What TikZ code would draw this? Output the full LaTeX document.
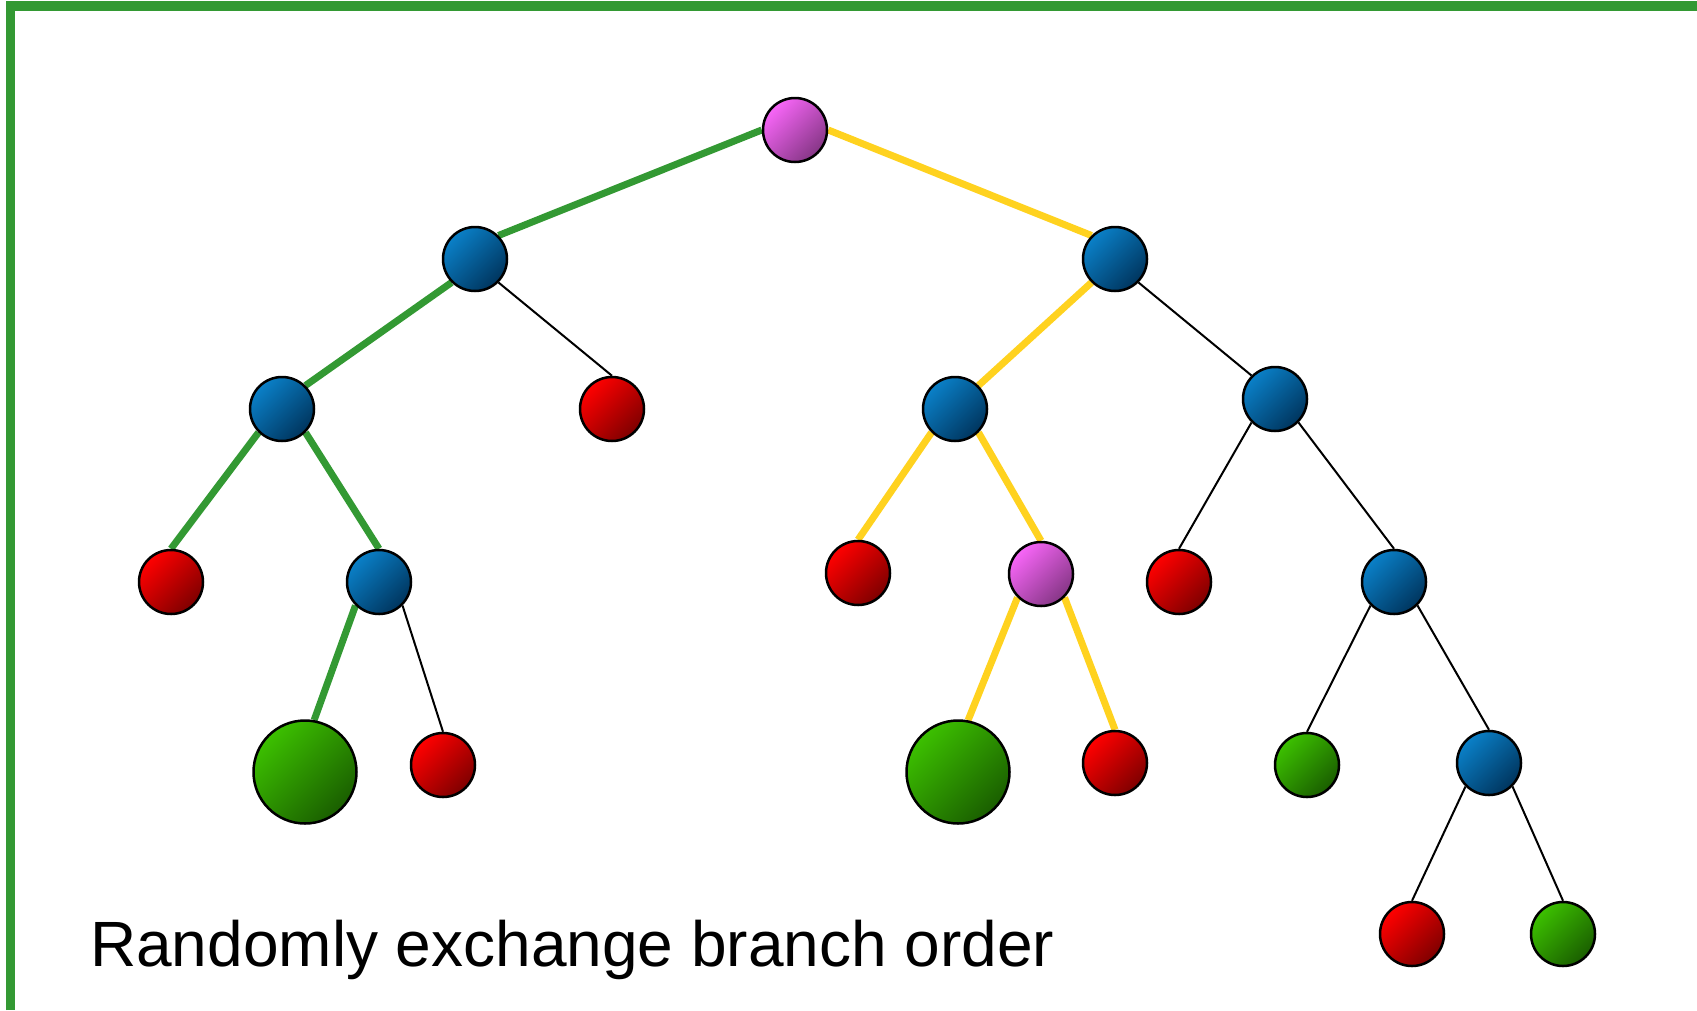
\documentclass[tikz,border=0pt]{standalone}
\usepackage{fontspec}
\setmainfont{Liberation Sans}
\usetikzlibrary{backgrounds}
\definecolor{framegreen}{HTML}{339933}
\definecolor{edgegreen}{HTML}{339933}
\definecolor{edgeyellow}{HTML}{FFD21F}
\definecolor{bluelight}{HTML}{0A80C8}
\definecolor{bluedark}{HTML}{00355E}
\definecolor{pinklight}{HTML}{F866F8}
\definecolor{pinkdark}{HTML}{853685}
\definecolor{redlight}{HTML}{FF0000}
\definecolor{reddark}{HTML}{7F0000}
\definecolor{greenlight}{HTML}{3CC000}
\definecolor{greendark}{HTML}{1A5E00}
\tikzset{
  ball/.style={circle, draw=black, line width=2.5pt, inner sep=0pt, minimum size=64pt},
  bluenode/.style={ball, top color=bluelight, bottom color=bluedark, shading angle=45},
  pinknode/.style={ball, top color=pinklight, bottom color=pinkdark, shading angle=45},
  rednode/.style={ball, top color=redlight, bottom color=reddark, shading angle=45},
  greennode/.style={ball, top color=greenlight, bottom color=greendark, shading angle=45},
  biggreen/.style={greennode, minimum size=103pt},
  gedge/.style={draw=edgegreen, line width=7pt},
  yedge/.style={draw=edgeyellow, line width=7pt},
  kedge/.style={draw=black, line width=2pt},
}
\begin{document}
\begin{tikzpicture}[x=1pt,y=-1pt]
\useasboundingbox (0,0) rectangle (1697,1010);

% nodes
\node[pinknode] (root) at (795,130) {};
\node[bluenode] (a) at (475,259) {};
\node[bluenode] (b) at (1115,259) {};
\node[bluenode] (a1) at (282,409) {};
\node[rednode] (a2) at (612,409) {};
\node[bluenode] (b1) at (955,409) {};
\node[bluenode] (b2) at (1275,399) {};
\node[rednode] (a11) at (171,582) {};
\node[bluenode] (a12) at (379,582) {};
\node[rednode] (b11) at (858,573) {};
\node[pinknode] (b12) at (1041,574) {};
\node[rednode] (b21) at (1179,582) {};
\node[bluenode] (b22) at (1394,582) {};
\node[biggreen] (a121) at (305,772) {};
\node[rednode] (a122) at (443,765) {};
\node[biggreen] (b121) at (958,772) {};
\node[rednode] (b122) at (1115,763) {};
\node[greennode] (b221) at (1307,765) {};
\node[bluenode] (b222) at (1489,763) {};
\node[rednode] (b2221) at (1412,934) {};
\node[greennode] (b2222) at (1563,934) {};

\node[anchor=base west, inner sep=0pt, font=\fontsize{64}{77}\selectfont] (caption) at (90,966) {Randomly exchange branch order};

\begin{pgfonlayer}{background}
\fill[white] (0,0) rectangle (1697,1010);
\draw[framegreen, line width=9.6pt] (10.6,1010) -- (10.6,6.2) -- (1697,6.2);
\path[gedge] (root.west) -- (a.north east);
\path[gedge] (a.south west) -- (a1.north east);
\path[kedge] (a.south east) -- (a2.north);
\path[gedge] (a1.south west) -- (a11.north);
\path[gedge] (a1.south east) -- (a12.north);
\path[gedge] (a12.south west) -- (a121.80);
\path[kedge] (a12.south east) -- (a122.north);
\path[yedge] (root.east) -- (b.north west);
\path[yedge] (b.south west) -- (b1.north east);
\path[kedge] (b.south east) -- (b2.north west);
\path[yedge] (b1.south west) -- (b11.north);
\path[yedge] (b1.south east) -- (b12.north);
\path[yedge] (b12.south west) -- (b121.79);
\path[yedge] (b12.south east) -- (b122.north);
\path[kedge] (b2.south west) -- (b21.north);
\path[kedge] (b2.south east) -- (b22.north);
\path[kedge] (b22.south west) -- (b221.north);
\path[kedge] (b22.south east) -- (b222.north);
\path[kedge] (b222.south west) -- (b2221.north);
\path[kedge] (b222.south east) -- (b2222.north);
\end{pgfonlayer}
\end{tikzpicture}
\end{document}
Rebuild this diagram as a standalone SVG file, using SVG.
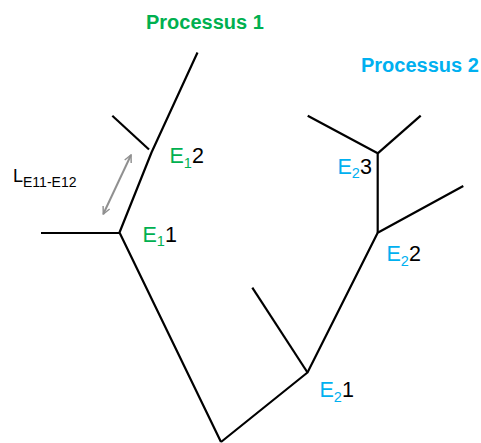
<svg xmlns="http://www.w3.org/2000/svg" width="481" height="443" viewBox="0 0 481 443">
<style>
.ln{stroke:#000;stroke-width:2.2;fill:none;stroke-linecap:butt;stroke-linejoin:round}
.t{font-family:"Liberation Sans",Arial,sans-serif;font-size:21.5px;fill:#000}
.title{font-family:"Liberation Sans",Arial,sans-serif;font-size:20px;font-weight:bold}
.g{fill:#00B050}
.b{fill:#00B0F0}
.sub{font-size:14.5px}
</style>
<defs>
<marker id="ah" viewBox="0 0 10 10" refX="9" refY="5" markerWidth="9" markerHeight="9" markerUnits="userSpaceOnUse" orient="auto-start-reverse">
<path d="M1,1 L9,5 L1,9" fill="none" stroke="#909090" stroke-width="1.6"/>
</marker>
</defs>
<rect width="481" height="443" fill="#fff"/>
<g id="connectors">
<path class="ln" d="M221,442 L119.5,232.5 L151.5,152.5 L197.5,52.5"/>
<path class="ln" d="M41,233 L119.5,233"/>
<path class="ln" d="M112.3,115.7 L149,149.5"/>
<path class="ln" d="M221,442 L307.5,372.5 L377.7,232.7 L463.3,186"/>
<path class="ln" d="M252.3,287.7 L307.5,372.5"/>
<path class="ln" d="M377.7,232.7 L377.7,153.3 L307.7,115.7"/>
<path class="ln" d="M377.7,153.3 L420.7,115.7"/>
<line x1="131" y1="155" x2="103.3" y2="214" stroke="#909090" stroke-width="2" marker-start="url(#ah)" marker-end="url(#ah)"/>
</g>
<g id="processus1"><text class="title g" x="146" y="28.5">Processus 1</text></g>
<g id="processus2"><text class="title b" x="361" y="72">Processus 2</text></g>
<g id="E12"><text class="t" x="169.5" y="163"><tspan class="g">E</tspan><tspan class="g sub" dy="4.5">1</tspan><tspan dy="-4.5">2</tspan></text></g>
<g id="E11"><text class="t" x="142.5" y="241.5"><tspan class="g">E</tspan><tspan class="g sub" dy="4.5">1</tspan><tspan dy="-4.5">1</tspan></text></g>
<g id="E23"><text class="t" x="337.5" y="173.5"><tspan class="b">E</tspan><tspan class="b sub" dy="4.5">2</tspan><tspan dy="-4.5">3</tspan></text></g>
<g id="E22"><text class="t" x="386.5" y="261"><tspan class="b">E</tspan><tspan class="b sub" dy="4.5">2</tspan><tspan dy="-4.5">2</tspan></text></g>
<g id="E21"><text class="t" x="319.5" y="397"><tspan class="b">E</tspan><tspan class="b sub" dy="4.5">2</tspan><tspan dy="-4.5">1</tspan></text></g>
<g id="L"><text class="t" x="13" y="182" font-size="18"><tspan font-size="18">L</tspan><tspan font-size="15" dy="5" textLength="53.5" lengthAdjust="spacingAndGlyphs">E11-E12</tspan></text></g>
</svg>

■ REQUIREMENT
Leave out all images, then reproduce the entries above exactly.

■ OUTPUT OF THE TASK
What TikZ code would draw this? Output the full LaTeX document.
\documentclass[tikz,border=0pt]{standalone}
\usepackage{fontspec}
\setmainfont{Liberation Sans}
\usetikzlibrary{backgrounds}
\definecolor{framegreen}{HTML}{339933}
\definecolor{edgegreen}{HTML}{339933}
\definecolor{edgeyellow}{HTML}{FFD21F}
\definecolor{bluelight}{HTML}{0A80C8}
\definecolor{bluedark}{HTML}{00355E}
\definecolor{pinklight}{HTML}{F866F8}
\definecolor{pinkdark}{HTML}{853685}
\definecolor{redlight}{HTML}{FF0000}
\definecolor{reddark}{HTML}{7F0000}
\definecolor{greenlight}{HTML}{3CC000}
\definecolor{greendark}{HTML}{1A5E00}
\tikzset{
  ball/.style={circle, draw=black, line width=2.5pt, inner sep=0pt, minimum size=64pt},
  bluenode/.style={ball, top color=bluelight, bottom color=bluedark, shading angle=45},
  pinknode/.style={ball, top color=pinklight, bottom color=pinkdark, shading angle=45},
  rednode/.style={ball, top color=redlight, bottom color=reddark, shading angle=45},
  greennode/.style={ball, top color=greenlight, bottom color=greendark, shading angle=45},
  biggreen/.style={greennode, minimum size=103pt},
  gedge/.style={draw=edgegreen, line width=7pt},
  yedge/.style={draw=edgeyellow, line width=7pt},
  kedge/.style={draw=black, line width=2pt},
}
\begin{document}
\begin{tikzpicture}[x=1pt,y=-1pt]
\useasboundingbox (0,0) rectangle (1697,1010);

% nodes
\node[pinknode] (root) at (795,130) {};
\node[bluenode] (a) at (475,259) {};
\node[bluenode] (b) at (1115,259) {};
\node[bluenode] (a1) at (282,409) {};
\node[rednode] (a2) at (612,409) {};
\node[bluenode] (b1) at (955,409) {};
\node[bluenode] (b2) at (1275,399) {};
\node[rednode] (a11) at (171,582) {};
\node[bluenode] (a12) at (379,582) {};
\node[rednode] (b11) at (858,573) {};
\node[pinknode] (b12) at (1041,574) {};
\node[rednode] (b21) at (1179,582) {};
\node[bluenode] (b22) at (1394,582) {};
\node[biggreen] (a121) at (305,772) {};
\node[rednode] (a122) at (443,765) {};
\node[biggreen] (b121) at (958,772) {};
\node[rednode] (b122) at (1115,763) {};
\node[greennode] (b221) at (1307,765) {};
\node[bluenode] (b222) at (1489,763) {};
\node[rednode] (b2221) at (1412,934) {};
\node[greennode] (b2222) at (1563,934) {};

\node[anchor=base west, inner sep=0pt, font=\fontsize{64}{77}\selectfont] (caption) at (90,966) {Randomly exchange branch order};

\begin{pgfonlayer}{background}
\fill[white] (0,0) rectangle (1697,1010);
\draw[framegreen, line width=9.6pt] (10.6,1010) -- (10.6,6.2) -- (1697,6.2);
\path[gedge] (root.west) -- (a.north east);
\path[gedge] (a.south west) -- (a1.north east);
\path[kedge] (a.south east) -- (a2.north);
\path[gedge] (a1.south west) -- (a11.north);
\path[gedge] (a1.south east) -- (a12.north);
\path[gedge] (a12.south west) -- (a121.80);
\path[kedge] (a12.south east) -- (a122.north);
\path[yedge] (root.east) -- (b.north west);
\path[yedge] (b.south west) -- (b1.north east);
\path[kedge] (b.south east) -- (b2.north west);
\path[yedge] (b1.south west) -- (b11.north);
\path[yedge] (b1.south east) -- (b12.north);
\path[yedge] (b12.south west) -- (b121.79);
\path[yedge] (b12.south east) -- (b122.north);
\path[kedge] (b2.south west) -- (b21.north);
\path[kedge] (b2.south east) -- (b22.north);
\path[kedge] (b22.south west) -- (b221.north);
\path[kedge] (b22.south east) -- (b222.north);
\path[kedge] (b222.south west) -- (b2221.north);
\path[kedge] (b222.south east) -- (b2222.north);
\end{pgfonlayer}
\end{tikzpicture}
\end{document}
Rebuild this diagram as a standalone SVG file, using SVG.
<svg xmlns="http://www.w3.org/2000/svg" width="481" height="443" viewBox="0 0 481 443">
<style>
.ln{stroke:#000;stroke-width:2.2;fill:none;stroke-linecap:butt;stroke-linejoin:round}
.t{font-family:"Liberation Sans",Arial,sans-serif;font-size:21.5px;fill:#000}
.title{font-family:"Liberation Sans",Arial,sans-serif;font-size:20px;font-weight:bold}
.g{fill:#00B050}
.b{fill:#00B0F0}
.sub{font-size:14.5px}
</style>
<defs>
<marker id="ah" viewBox="0 0 10 10" refX="9" refY="5" markerWidth="9" markerHeight="9" markerUnits="userSpaceOnUse" orient="auto-start-reverse">
<path d="M1,1 L9,5 L1,9" fill="none" stroke="#909090" stroke-width="1.6"/>
</marker>
</defs>
<rect width="481" height="443" fill="#fff"/>
<g id="connectors">
<path class="ln" d="M221,442 L119.5,232.5 L151.5,152.5 L197.5,52.5"/>
<path class="ln" d="M41,233 L119.5,233"/>
<path class="ln" d="M112.3,115.7 L149,149.5"/>
<path class="ln" d="M221,442 L307.5,372.5 L377.7,232.7 L463.3,186"/>
<path class="ln" d="M252.3,287.7 L307.5,372.5"/>
<path class="ln" d="M377.7,232.7 L377.7,153.3 L307.7,115.7"/>
<path class="ln" d="M377.7,153.3 L420.7,115.7"/>
<line x1="131" y1="155" x2="103.3" y2="214" stroke="#909090" stroke-width="2" marker-start="url(#ah)" marker-end="url(#ah)"/>
</g>
<g id="processus1"><text class="title g" x="146" y="28.5">Processus 1</text></g>
<g id="processus2"><text class="title b" x="361" y="72">Processus 2</text></g>
<g id="E12"><text class="t" x="169.5" y="163"><tspan class="g">E</tspan><tspan class="g sub" dy="4.5">1</tspan><tspan dy="-4.5">2</tspan></text></g>
<g id="E11"><text class="t" x="142.5" y="241.5"><tspan class="g">E</tspan><tspan class="g sub" dy="4.5">1</tspan><tspan dy="-4.5">1</tspan></text></g>
<g id="E23"><text class="t" x="337.5" y="173.5"><tspan class="b">E</tspan><tspan class="b sub" dy="4.5">2</tspan><tspan dy="-4.5">3</tspan></text></g>
<g id="E22"><text class="t" x="386.5" y="261"><tspan class="b">E</tspan><tspan class="b sub" dy="4.5">2</tspan><tspan dy="-4.5">2</tspan></text></g>
<g id="E21"><text class="t" x="319.5" y="397"><tspan class="b">E</tspan><tspan class="b sub" dy="4.5">2</tspan><tspan dy="-4.5">1</tspan></text></g>
<g id="L"><text class="t" x="13" y="182" font-size="18"><tspan font-size="18">L</tspan><tspan font-size="15" dy="5" textLength="53.5" lengthAdjust="spacingAndGlyphs">E11-E12</tspan></text></g>
</svg>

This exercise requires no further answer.